[Problem]: Give only the count of lines containing "matplotlib".

[Material]:
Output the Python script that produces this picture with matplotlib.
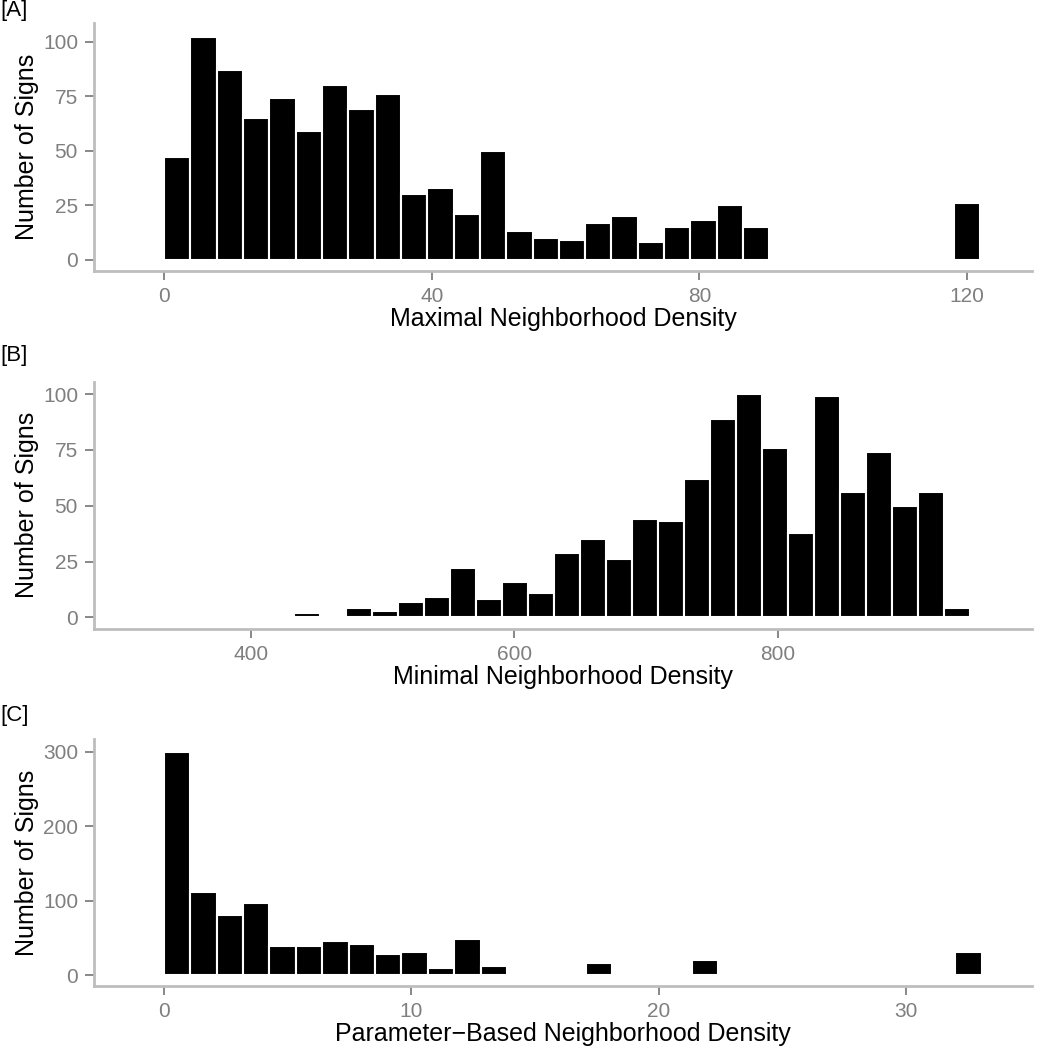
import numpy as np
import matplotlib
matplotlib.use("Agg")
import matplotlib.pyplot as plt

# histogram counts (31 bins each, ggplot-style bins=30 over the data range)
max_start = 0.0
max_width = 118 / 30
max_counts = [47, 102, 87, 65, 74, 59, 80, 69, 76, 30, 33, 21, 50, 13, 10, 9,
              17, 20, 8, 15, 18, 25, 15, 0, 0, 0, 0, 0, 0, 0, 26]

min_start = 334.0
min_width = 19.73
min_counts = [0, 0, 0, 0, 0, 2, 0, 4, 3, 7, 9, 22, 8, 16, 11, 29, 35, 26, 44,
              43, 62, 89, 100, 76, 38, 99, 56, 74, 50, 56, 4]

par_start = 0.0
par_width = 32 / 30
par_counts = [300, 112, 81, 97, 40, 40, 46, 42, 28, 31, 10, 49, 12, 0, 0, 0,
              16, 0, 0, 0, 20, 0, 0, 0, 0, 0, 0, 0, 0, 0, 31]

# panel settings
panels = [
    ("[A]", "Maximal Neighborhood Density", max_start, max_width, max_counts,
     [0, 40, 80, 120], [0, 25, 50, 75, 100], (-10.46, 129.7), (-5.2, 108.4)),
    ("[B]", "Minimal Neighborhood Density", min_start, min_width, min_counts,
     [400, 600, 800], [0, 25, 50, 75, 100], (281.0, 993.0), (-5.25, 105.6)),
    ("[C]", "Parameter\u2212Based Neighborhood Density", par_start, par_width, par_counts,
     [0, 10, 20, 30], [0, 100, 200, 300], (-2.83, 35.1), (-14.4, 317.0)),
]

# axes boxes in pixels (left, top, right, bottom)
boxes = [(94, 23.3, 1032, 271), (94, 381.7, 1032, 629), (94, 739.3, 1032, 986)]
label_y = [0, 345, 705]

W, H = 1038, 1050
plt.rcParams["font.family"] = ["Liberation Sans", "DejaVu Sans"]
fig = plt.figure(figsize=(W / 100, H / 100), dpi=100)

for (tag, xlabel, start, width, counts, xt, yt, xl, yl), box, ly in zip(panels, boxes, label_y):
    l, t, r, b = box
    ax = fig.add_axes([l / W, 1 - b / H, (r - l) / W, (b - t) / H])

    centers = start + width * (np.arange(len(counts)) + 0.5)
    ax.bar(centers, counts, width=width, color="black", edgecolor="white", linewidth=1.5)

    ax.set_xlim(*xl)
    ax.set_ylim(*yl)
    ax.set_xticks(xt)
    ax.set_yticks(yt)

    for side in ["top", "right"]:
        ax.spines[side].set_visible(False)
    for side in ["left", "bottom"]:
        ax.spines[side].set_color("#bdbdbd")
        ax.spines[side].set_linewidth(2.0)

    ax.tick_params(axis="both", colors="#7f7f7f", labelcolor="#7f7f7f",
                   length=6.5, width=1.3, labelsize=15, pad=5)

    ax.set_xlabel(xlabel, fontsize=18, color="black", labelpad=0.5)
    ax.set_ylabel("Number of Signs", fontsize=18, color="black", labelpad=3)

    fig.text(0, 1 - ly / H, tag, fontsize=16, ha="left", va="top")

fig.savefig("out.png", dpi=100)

[Worked answer]: 4